## What is needed
From the first line of the data below through the line bearing "const years = [2001, 2001, 2002, 2007, 2013, 2016, 2019];", reproduce each line exactly; do not include pictures.

## Data segment
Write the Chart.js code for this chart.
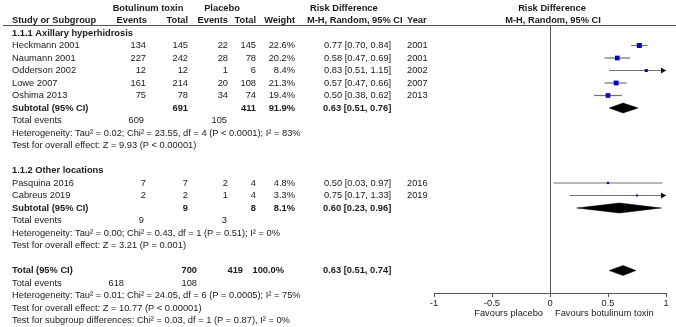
<!DOCTYPE html>
<html>
<head>
<meta charset="utf-8">
<script src="https://cdn.jsdelivr.net/npm/chart.js@4.4.1/dist/chart.umd.min.js"></script>
<style>
  html, body { margin: 0; padding: 0; background: #fff; }
  canvas { display: block; }
</style>
</head>
<body>
<canvas id="forest" width="676" height="327"></canvas>
<script>
// Study level data (display order)
const studies = ['Heckmann 2001', 'Naumann 2001', 'Odderson 2002', 'Lowe 2007', 'Oshima 2013', 'Pasquina 2016', 'Cabreus 2019'];
const botEvents = [134, 227, 12, 161, 75, 7, 2];
const botTotal = [145, 242, 12, 214, 78, 7, 2];
const plaEvents = [22, 28, 1, 20, 34, 2, 1];
const plaTotal = [145, 78, 6, 108, 74, 4, 4];
const weights = [22.6, 20.2, 8.4, 21.3, 19.4, 4.8, 3.3];
const rd = [0.77, 0.58, 0.83, 0.57, 0.50, 0.50, 0.75];
const rdLow = [0.70, 0.47, 0.51, 0.47, 0.38, 0.03, 0.17];
const rdHigh = [0.84, 0.69, 1.15, 0.66, 0.62, 0.97, 1.33];
const years = [2001, 2001, 2002, 2007, 2013, 2016, 2019];

// Subgroups
const subgroups = ['1.1.1 Axillary hyperhidrosis', '1.1.2 Other locations'];
const subBotTotal = [691, 9];
const subPlaTotal = [411, 8];
const subWeight = [91.9, 8.1];
const subBotEvents = [609, 9];
const subPlaEvents = [105, 3];

// Pooled estimates: subtotal 1, subtotal 2, overall
const poolRd = [0.63, 0.60, 0.63];
const poolLow = [0.51, 0.23, 0.51];
const poolHigh = [0.76, 0.96, 0.74];

// Overall total
const totBot = 700;
const totPla = 419;
const totWeight = 100.0;
const totBotEvents = 618;
const totPlaEvents = 108;

const heterogeneity = [
  'Heterogeneity: Tau² = 0.02; Chi² = 23.55, df = 4 (P < 0.0001); I² = 83%',
  'Heterogeneity: Tau² = 0.00; Chi² = 0.43, df = 1 (P = 0.51); I² = 0%',
  'Heterogeneity: Tau² = 0.01; Chi² = 24.05, df = 6 (P = 0.0005); I² = 75%'
];
const overallEffect = [
  'Test for overall effect: Z = 9.93 (P < 0.00001)',
  'Test for overall effect: Z = 3.21 (P = 0.001)',
  'Test for overall effect: Z = 10.77 (P < 0.00001)'
];
const subgroupTest = 'Test for subgroup differences: Chi² = 0.03, df = 1 (P = 0.87), I² = 0%';

const xTicks = [-1, -0.5, 0, 0.5, 1];
const favours = ['Favours placebo', 'Favours botulinum toxin'];

// row index of each line of the table
const studyRows = [1, 2, 3, 4, 5, 12, 13];
const subgroupRows = [0, 11];
const subtotalRows = [6, 14];
const poolRows = [6, 14, 19];
const totalRow = 19;

const FONT = '"Liberation Sans", Arial, sans-serif';
const FS = 9.3;
const TEXT = '#1a1a1a';

const fmt = v => v.toFixed(2);
const ciText = (e, l, h) => `${fmt(e)} [${fmt(l)}, ${fmt(h)}]`;

// confidence interval lines, one dataset each
const ciSets = studies.map((s, i) => ({
  label: s,
  data: [{ x: rdLow[i], y: studyRows[i] }, { x: rdHigh[i], y: studyRows[i] }],
  borderColor: '#707070',
  borderWidth: 1.2,
  pointRadius: 0,
  order: 3
}));

// weighted squares
const squareSet = {
  label: 'Studies',
  data: studies.map((s, i) => ({ x: rd[i], y: studyRows[i] })),
  showLine: false,
  pointStyle: 'rect',
  pointRadius: c => 0.74 * Math.sqrt(weights[c.dataIndex]),
  pointBackgroundColor: '#0000cc',
  pointBorderWidth: 0,
  order: 1
};

// pooled diamonds
const halfH = 0.4;
const diamondSets = poolRd.map((e, i) => ({
  label: 'Pooled ' + i,
  data: [
    { x: poolLow[i], y: poolRows[i] },
    { x: e, y: poolRows[i] - halfH },
    { x: poolHigh[i], y: poolRows[i] },
    { x: e, y: poolRows[i] + halfH },
    { x: poolLow[i], y: poolRows[i] }
  ],
  borderColor: '#000',
  backgroundColor: '#000',
  borderWidth: 0.5,
  pointRadius: 0,
  fill: 'shape',
  order: 2
}));

const arrowPlugin = {
  id: 'ciArrows',
  afterDatasetsDraw(chart) {
    const ctx = chart.ctx;
    const xs = chart.scales.x, ys = chart.scales.y;
    ctx.save();
    ctx.fillStyle = '#111';
    studies.forEach((s, i) => {
      if (rdHigh[i] > xs.max) {
        const px = xs.getPixelForValue(xs.max);
        const py = ys.getPixelForValue(studyRows[i]);
        ctx.beginPath();
        ctx.moveTo(px, py);
        ctx.lineTo(px - 5, py - 3);
        ctx.lineTo(px - 5, py + 3);
        ctx.closePath();
        ctx.fill();
      }
    });
    ctx.restore();
  }
};

const tablePlugin = {
  id: 'forestTable',
  afterDraw(chart) {
    const ctx = chart.ctx;
    const xs = chart.scales.x, ys = chart.scales.y;
    const area = chart.chartArea;
    const x0 = xs.getPixelForValue(0);
    ctx.save();
    ctx.fillStyle = TEXT;
    ctx.textBaseline = 'middle';
    function txt(str, px, row, align, bold) {
      ctx.font = (bold ? 'bold ' : '') + FS + 'px ' + FONT;
      ctx.textAlign = align || 'left';
      ctx.fillText(String(str), px, ys.getPixelForValue(row));
    }

    // header line
    ctx.strokeStyle = '#555';
    ctx.lineWidth = 1;
    ctx.beginPath();
    ctx.moveTo(3, Math.round(area.top) + 0.5);
    ctx.lineTo(676, Math.round(area.top) + 0.5);
    ctx.stroke();

    // headers
    txt('Botulinum toxin', 148, -1.95, 'center', true);
    txt('Placebo', 222, -1.95, 'center', true);
    txt('Risk Difference', 310, -1.95, 'left', true);
    txt('Risk Difference', x0 + 2, -1.95, 'center', true);
    txt('Study or Subgroup', 12, -1, 'left', true);
    txt('Events', 147, -1, 'right', true);
    txt('Total', 188, -1, 'right', true);
    txt('Events', 228, -1, 'right', true);
    txt('Total', 256, -1, 'right', true);
    txt('Weight', 295, -1, 'right', true);
    txt('M-H, Random, 95% CI', 307, -1, 'left', true);
    txt('Year', 407, -1, 'left', true);
    txt('M-H, Random, 95% CI', x0 + 3, -1, 'center', true);

    // subgroups
    subgroups.forEach((g, j) => {
      txt(g, 12, subgroupRows[j], 'left', true);
      const r = subtotalRows[j];
      txt('Subtotal (95% CI)', 12, r, 'left', true);
      txt(subBotTotal[j], 188, r, 'right', true);
      txt(subPlaTotal[j], 256, r, 'right', true);
      txt(subWeight[j].toFixed(1) + '%', 295, r, 'right', true);
      txt(ciText(poolRd[j], poolLow[j], poolHigh[j]), 323, r, 'left', true);
      txt('Total events', 12, r + 1, 'left');
      txt(subBotEvents[j], 144, r + 1, 'right');
      txt(subPlaEvents[j], 227, r + 1, 'right');
      txt(heterogeneity[j], 12, r + 2, 'left');
      txt(overallEffect[j], 12, r + 3, 'left');
    });

    // studies
    studies.forEach((s, i) => {
      const r = studyRows[i];
      txt(s, 12, r, 'left');
      txt(botEvents[i], 146, r, 'right');
      txt(botTotal[i], 188, r, 'right');
      txt(plaEvents[i], 228, r, 'right');
      txt(plaTotal[i], 256, r, 'right');
      txt(weights[i].toFixed(1) + '%', 295, r, 'right');
      txt(ciText(rd[i], rdLow[i], rdHigh[i]), 324, r, 'left');
      txt(years[i], 407, r, 'left');
    });

    // overall
    txt('Total (95% CI)', 12, totalRow, 'left', true);
    txt(totBot, 197, totalRow, 'right', true);
    txt(totPla, 243, totalRow, 'right', true);
    txt(totWeight.toFixed(1) + '%', 284, totalRow, 'right', true);
    txt(ciText(poolRd[2], poolLow[2], poolHigh[2]), 323, totalRow, 'left', true);
    txt('Total events', 12, totalRow + 1, 'left');
    txt(totBotEvents, 124, totalRow + 1, 'right');
    txt(totPlaEvents, 197, totalRow + 1, 'right');
    txt(heterogeneity[2], 12, totalRow + 2, 'left');
    txt(overallEffect[2], 12, totalRow + 3, 'left');
    txt(subgroupTest, 12, totalRow + 4, 'left');

    // favours labels under the axis
    ctx.font = FS + 'px ' + FONT;
    ctx.textAlign = 'right';
    ctx.fillText(favours[0], x0 - 7, area.bottom + 20);
    ctx.textAlign = 'left';
    ctx.fillText(favours[1], x0 + 5, area.bottom + 20);
    ctx.restore();
  }
};

new Chart(document.getElementById('forest'), {
  type: 'line',
  data: { datasets: [squareSet, ...diamondSets, ...ciSets] },
  options: {
    responsive: false,
    animation: false,
    events: [],
    layout: { padding: { left: 434, right: 10, top: 25, bottom: 14 } },
    plugins: { legend: { display: false }, tooltip: { enabled: false } },
    scales: {
      x: {
        type: 'linear',
        min: -1,
        max: 1,
        afterBuildTicks: scale => { scale.ticks = xTicks.map(v => ({ value: v })); },
        afterFit: scale => { scale.height = 20; },
        border: { display: true, color: '#555', width: 1 },
        grid: {
          drawOnChartArea: true,
          color: c => (c.tick && c.tick.value === 0 ? '#555' : 'rgba(0,0,0,0)'),
          tickColor: '#555',
          tickLength: 4
        },
        ticks: {
          color: TEXT,
          padding: 1,
          font: { family: FONT, size: FS },
          maxRotation: 0,
          autoSkip: false,
          callback: v => String(v)
        }
      },
      y: {
        type: 'linear',
        display: false,
        reverse: true,
        min: -0.64,
        max: 20.8
      }
    }
  },
  plugins: [arrowPlugin, tablePlugin]
});
</script>
</body>
</html>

## Task result
Write the Chart.js code for this chart.
<!DOCTYPE html>
<html>
<head>
<meta charset="utf-8">
<script src="https://cdn.jsdelivr.net/npm/chart.js@4.4.1/dist/chart.umd.min.js"></script>
<style>
  html, body { margin: 0; padding: 0; background: #fff; }
  canvas { display: block; }
</style>
</head>
<body>
<canvas id="forest" width="676" height="327"></canvas>
<script>
// Study level data (display order)
const studies = ['Heckmann 2001', 'Naumann 2001', 'Odderson 2002', 'Lowe 2007', 'Oshima 2013', 'Pasquina 2016', 'Cabreus 2019'];
const botEvents = [134, 227, 12, 161, 75, 7, 2];
const botTotal = [145, 242, 12, 214, 78, 7, 2];
const plaEvents = [22, 28, 1, 20, 34, 2, 1];
const plaTotal = [145, 78, 6, 108, 74, 4, 4];
const weights = [22.6, 20.2, 8.4, 21.3, 19.4, 4.8, 3.3];
const rd = [0.77, 0.58, 0.83, 0.57, 0.50, 0.50, 0.75];
const rdLow = [0.70, 0.47, 0.51, 0.47, 0.38, 0.03, 0.17];
const rdHigh = [0.84, 0.69, 1.15, 0.66, 0.62, 0.97, 1.33];
const years = [2001, 2001, 2002, 2007, 2013, 2016, 2019];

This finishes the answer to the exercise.